» **GIVEN INFORMATION**:
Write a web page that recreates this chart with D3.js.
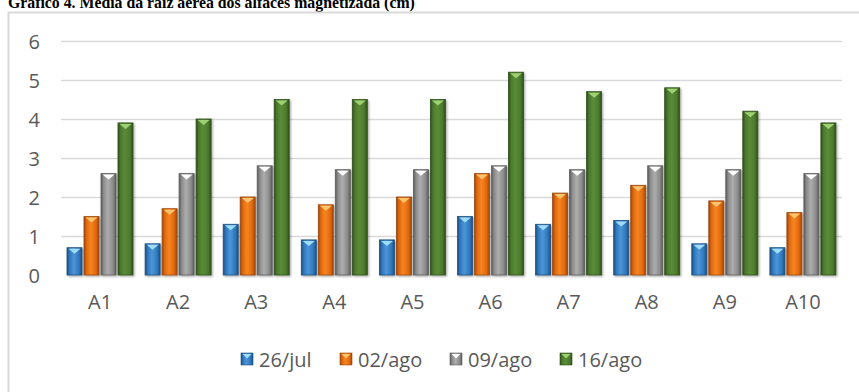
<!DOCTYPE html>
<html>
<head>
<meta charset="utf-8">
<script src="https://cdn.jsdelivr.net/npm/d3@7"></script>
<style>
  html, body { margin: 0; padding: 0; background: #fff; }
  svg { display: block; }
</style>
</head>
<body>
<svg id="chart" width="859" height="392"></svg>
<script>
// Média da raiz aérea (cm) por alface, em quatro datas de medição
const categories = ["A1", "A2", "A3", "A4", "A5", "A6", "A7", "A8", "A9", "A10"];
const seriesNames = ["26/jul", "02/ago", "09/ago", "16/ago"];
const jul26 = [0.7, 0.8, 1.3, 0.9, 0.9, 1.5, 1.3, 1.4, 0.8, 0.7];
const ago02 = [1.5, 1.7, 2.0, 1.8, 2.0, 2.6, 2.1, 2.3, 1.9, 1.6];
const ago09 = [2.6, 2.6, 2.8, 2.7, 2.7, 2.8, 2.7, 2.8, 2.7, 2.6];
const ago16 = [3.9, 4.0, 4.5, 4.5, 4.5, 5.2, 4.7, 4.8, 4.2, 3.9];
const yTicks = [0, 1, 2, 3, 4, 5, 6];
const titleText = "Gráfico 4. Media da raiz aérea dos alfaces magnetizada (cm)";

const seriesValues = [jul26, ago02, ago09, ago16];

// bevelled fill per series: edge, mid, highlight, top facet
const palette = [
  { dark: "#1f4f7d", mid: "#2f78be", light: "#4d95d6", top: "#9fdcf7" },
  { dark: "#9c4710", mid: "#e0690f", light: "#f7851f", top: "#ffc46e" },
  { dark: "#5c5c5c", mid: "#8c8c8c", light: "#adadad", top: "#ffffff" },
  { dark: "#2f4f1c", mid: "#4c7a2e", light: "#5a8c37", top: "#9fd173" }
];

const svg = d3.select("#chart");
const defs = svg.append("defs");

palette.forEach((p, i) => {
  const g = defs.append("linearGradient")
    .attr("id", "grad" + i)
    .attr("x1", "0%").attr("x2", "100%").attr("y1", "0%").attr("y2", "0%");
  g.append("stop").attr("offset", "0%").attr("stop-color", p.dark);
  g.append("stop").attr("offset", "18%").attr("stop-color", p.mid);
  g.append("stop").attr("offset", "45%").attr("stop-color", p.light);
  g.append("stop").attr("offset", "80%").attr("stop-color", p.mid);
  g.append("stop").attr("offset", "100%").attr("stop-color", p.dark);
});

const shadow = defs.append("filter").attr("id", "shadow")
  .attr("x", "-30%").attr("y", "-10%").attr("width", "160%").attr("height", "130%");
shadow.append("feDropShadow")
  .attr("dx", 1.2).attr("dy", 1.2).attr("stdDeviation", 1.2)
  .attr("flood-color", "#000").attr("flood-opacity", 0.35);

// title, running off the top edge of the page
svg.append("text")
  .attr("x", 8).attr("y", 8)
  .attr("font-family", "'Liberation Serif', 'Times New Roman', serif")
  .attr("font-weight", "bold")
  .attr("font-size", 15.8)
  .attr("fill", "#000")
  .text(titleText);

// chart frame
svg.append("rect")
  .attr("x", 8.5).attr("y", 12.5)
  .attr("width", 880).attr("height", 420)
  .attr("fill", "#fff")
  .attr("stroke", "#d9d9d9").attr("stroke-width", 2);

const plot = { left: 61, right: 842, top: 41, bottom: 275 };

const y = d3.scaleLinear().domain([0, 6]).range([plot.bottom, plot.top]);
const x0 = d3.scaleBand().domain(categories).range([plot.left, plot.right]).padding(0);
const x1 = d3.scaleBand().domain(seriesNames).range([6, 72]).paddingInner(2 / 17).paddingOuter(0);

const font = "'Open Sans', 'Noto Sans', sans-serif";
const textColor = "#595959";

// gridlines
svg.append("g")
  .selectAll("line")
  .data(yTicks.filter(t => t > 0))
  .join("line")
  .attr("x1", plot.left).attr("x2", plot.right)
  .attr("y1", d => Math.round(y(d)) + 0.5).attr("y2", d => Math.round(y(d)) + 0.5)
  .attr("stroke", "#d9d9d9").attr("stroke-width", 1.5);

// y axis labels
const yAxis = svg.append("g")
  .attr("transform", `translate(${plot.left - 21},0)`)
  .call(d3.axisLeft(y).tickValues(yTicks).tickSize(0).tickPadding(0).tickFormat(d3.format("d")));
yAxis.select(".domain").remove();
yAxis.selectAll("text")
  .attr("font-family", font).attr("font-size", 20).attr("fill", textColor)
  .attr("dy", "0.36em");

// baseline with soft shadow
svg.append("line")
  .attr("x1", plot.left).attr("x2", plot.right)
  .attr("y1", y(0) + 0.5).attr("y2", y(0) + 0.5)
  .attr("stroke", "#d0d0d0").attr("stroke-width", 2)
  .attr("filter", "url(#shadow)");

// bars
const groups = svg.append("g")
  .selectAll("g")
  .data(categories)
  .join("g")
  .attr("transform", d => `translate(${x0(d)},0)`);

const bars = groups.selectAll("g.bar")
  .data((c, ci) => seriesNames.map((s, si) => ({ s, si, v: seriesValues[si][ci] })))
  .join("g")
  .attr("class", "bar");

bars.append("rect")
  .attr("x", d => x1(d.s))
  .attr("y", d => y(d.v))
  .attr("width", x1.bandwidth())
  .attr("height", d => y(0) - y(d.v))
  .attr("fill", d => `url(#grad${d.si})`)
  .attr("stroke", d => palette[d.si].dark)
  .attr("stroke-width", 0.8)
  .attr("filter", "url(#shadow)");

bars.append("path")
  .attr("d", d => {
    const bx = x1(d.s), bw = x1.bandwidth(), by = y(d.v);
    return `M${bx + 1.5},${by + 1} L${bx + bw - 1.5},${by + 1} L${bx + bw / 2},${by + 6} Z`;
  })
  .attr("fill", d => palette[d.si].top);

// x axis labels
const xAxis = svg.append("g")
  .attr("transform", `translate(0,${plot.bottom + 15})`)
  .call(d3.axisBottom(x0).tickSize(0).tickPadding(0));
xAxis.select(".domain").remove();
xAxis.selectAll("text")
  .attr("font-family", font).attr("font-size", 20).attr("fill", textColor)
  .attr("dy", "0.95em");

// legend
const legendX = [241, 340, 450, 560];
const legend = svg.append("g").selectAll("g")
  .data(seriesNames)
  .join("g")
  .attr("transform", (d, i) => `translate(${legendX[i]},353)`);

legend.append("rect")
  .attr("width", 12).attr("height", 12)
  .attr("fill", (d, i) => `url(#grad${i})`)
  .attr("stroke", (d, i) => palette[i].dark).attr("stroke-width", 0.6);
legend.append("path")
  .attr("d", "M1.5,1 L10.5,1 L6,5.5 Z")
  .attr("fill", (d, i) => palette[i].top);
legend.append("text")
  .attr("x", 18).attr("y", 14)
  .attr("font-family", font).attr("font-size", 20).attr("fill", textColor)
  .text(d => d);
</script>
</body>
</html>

» **EXERCISE PROMPT**: Without the pictures, repeat the listing above exactly.

» **TASK RESULT**:
Write a web page that recreates this chart with D3.js.
<!DOCTYPE html>
<html>
<head>
<meta charset="utf-8">
<script src="https://cdn.jsdelivr.net/npm/d3@7"></script>
<style>
  html, body { margin: 0; padding: 0; background: #fff; }
  svg { display: block; }
</style>
</head>
<body>
<svg id="chart" width="859" height="392"></svg>
<script>
// Média da raiz aérea (cm) por alface, em quatro datas de medição
const categories = ["A1", "A2", "A3", "A4", "A5", "A6", "A7", "A8", "A9", "A10"];
const seriesNames = ["26/jul", "02/ago", "09/ago", "16/ago"];
const jul26 = [0.7, 0.8, 1.3, 0.9, 0.9, 1.5, 1.3, 1.4, 0.8, 0.7];
const ago02 = [1.5, 1.7, 2.0, 1.8, 2.0, 2.6, 2.1, 2.3, 1.9, 1.6];
const ago09 = [2.6, 2.6, 2.8, 2.7, 2.7, 2.8, 2.7, 2.8, 2.7, 2.6];
const ago16 = [3.9, 4.0, 4.5, 4.5, 4.5, 5.2, 4.7, 4.8, 4.2, 3.9];
const yTicks = [0, 1, 2, 3, 4, 5, 6];
const titleText = "Gráfico 4. Media da raiz aérea dos alfaces magnetizada (cm)";

const seriesValues = [jul26, ago02, ago09, ago16];

// bevelled fill per series: edge, mid, highlight, top facet
const palette = [
  { dark: "#1f4f7d", mid: "#2f78be", light: "#4d95d6", top: "#9fdcf7" },
  { dark: "#9c4710", mid: "#e0690f", light: "#f7851f", top: "#ffc46e" },
  { dark: "#5c5c5c", mid: "#8c8c8c", light: "#adadad", top: "#ffffff" },
  { dark: "#2f4f1c", mid: "#4c7a2e", light: "#5a8c37", top: "#9fd173" }
];

const svg = d3.select("#chart");
const defs = svg.append("defs");

palette.forEach((p, i) => {
  const g = defs.append("linearGradient")
    .attr("id", "grad" + i)
    .attr("x1", "0%").attr("x2", "100%").attr("y1", "0%").attr("y2", "0%");
  g.append("stop").attr("offset", "0%").attr("stop-color", p.dark);
  g.append("stop").attr("offset", "18%").attr("stop-color", p.mid);
  g.append("stop").attr("offset", "45%").attr("stop-color", p.light);
  g.append("stop").attr("offset", "80%").attr("stop-color", p.mid);
  g.append("stop").attr("offset", "100%").attr("stop-color", p.dark);
});

const shadow = defs.append("filter").attr("id", "shadow")
  .attr("x", "-30%").attr("y", "-10%").attr("width", "160%").attr("height", "130%");
shadow.append("feDropShadow")
  .attr("dx", 1.2).attr("dy", 1.2).attr("stdDeviation", 1.2)
  .attr("flood-color", "#000").attr("flood-opacity", 0.35);

// title, running off the top edge of the page
svg.append("text")
  .attr("x", 8).attr("y", 8)
  .attr("font-family", "'Liberation Serif', 'Times New Roman', serif")
  .attr("font-weight", "bold")
  .attr("font-size", 15.8)
  .attr("fill", "#000")
  .text(titleText);

// chart frame
svg.append("rect")
  .attr("x", 8.5).attr("y", 12.5)
  .attr("width", 880).attr("height", 420)
  .attr("fill", "#fff")
  .attr("stroke", "#d9d9d9").attr("stroke-width", 2);

const plot = { left: 61, right: 842, top: 41, bottom: 275 };

const y = d3.scaleLinear().domain([0, 6]).range([plot.bottom, plot.top]);
const x0 = d3.scaleBand().domain(categories).range([plot.left, plot.right]).padding(0);
const x1 = d3.scaleBand().domain(seriesNames).range([6, 72]).paddingInner(2 / 17).paddingOuter(0);

const font = "'Open Sans', 'Noto Sans', sans-serif";
const textColor = "#595959";

// gridlines
svg.append("g")
  .selectAll("line")
  .data(yTicks.filter(t => t > 0))
  .join("line")
  .attr("x1", plot.left).attr("x2", plot.right)
  .attr("y1", d => Math.round(y(d)) + 0.5).attr("y2", d => Math.round(y(d)) + 0.5)
  .attr("stroke", "#d9d9d9").attr("stroke-width", 1.5);

// y axis labels
const yAxis = svg.append("g")
  .attr("transform", `translate(${plot.left - 21},0)`)
  .call(d3.axisLeft(y).tickValues(yTicks).tickSize(0).tickPadding(0).tickFormat(d3.format("d")));
yAxis.select(".domain").remove();
yAxis.selectAll("text")
  .attr("font-family", font).attr("font-size", 20).attr("fill", textColor)
  .attr("dy", "0.36em");

// baseline with soft shadow
svg.append("line")
  .attr("x1", plot.left).attr("x2", plot.right)
  .attr("y1", y(0) + 0.5).attr("y2", y(0) + 0.5)
  .attr("stroke", "#d0d0d0").attr("stroke-width", 2)
  .attr("filter", "url(#shadow)");

// bars
const groups = svg.append("g")
  .selectAll("g")
  .data(categories)
  .join("g")
  .attr("transform", d => `translate(${x0(d)},0)`);

const bars = groups.selectAll("g.bar")
  .data((c, ci) => seriesNames.map((s, si) => ({ s, si, v: seriesValues[si][ci] })))
  .join("g")
  .attr("class", "bar");

bars.append("rect")
  .attr("x", d => x1(d.s))
  .attr("y", d => y(d.v))
  .attr("width", x1.bandwidth())
  .attr("height", d => y(0) - y(d.v))
  .attr("fill", d => `url(#grad${d.si})`)
  .attr("stroke", d => palette[d.si].dark)
  .attr("stroke-width", 0.8)
  .attr("filter", "url(#shadow)");

bars.append("path")
  .attr("d", d => {
    const bx = x1(d.s), bw = x1.bandwidth(), by = y(d.v);
    return `M${bx + 1.5},${by + 1} L${bx + bw - 1.5},${by + 1} L${bx + bw / 2},${by + 6} Z`;
  })
  .attr("fill", d => palette[d.si].top);

// x axis labels
const xAxis = svg.append("g")
  .attr("transform", `translate(0,${plot.bottom + 15})`)
  .call(d3.axisBottom(x0).tickSize(0).tickPadding(0));
xAxis.select(".domain").remove();
xAxis.selectAll("text")
  .attr("font-family", font).attr("font-size", 20).attr("fill", textColor)
  .attr("dy", "0.95em");

// legend
const legendX = [241, 340, 450, 560];
const legend = svg.append("g").selectAll("g")
  .data(seriesNames)
  .join("g")
  .attr("transform", (d, i) => `translate(${legendX[i]},353)`);

legend.append("rect")
  .attr("width", 12).attr("height", 12)
  .attr("fill", (d, i) => `url(#grad${i})`)
  .attr("stroke", (d, i) => palette[i].dark).attr("stroke-width", 0.6);
legend.append("path")
  .attr("d", "M1.5,1 L10.5,1 L6,5.5 Z")
  .attr("fill", (d, i) => palette[i].top);
legend.append("text")
  .attr("x", 18).attr("y", 14)
  .attr("font-family", font).attr("font-size", 20).attr("fill", textColor)
  .text(d => d);
</script>
</body>
</html>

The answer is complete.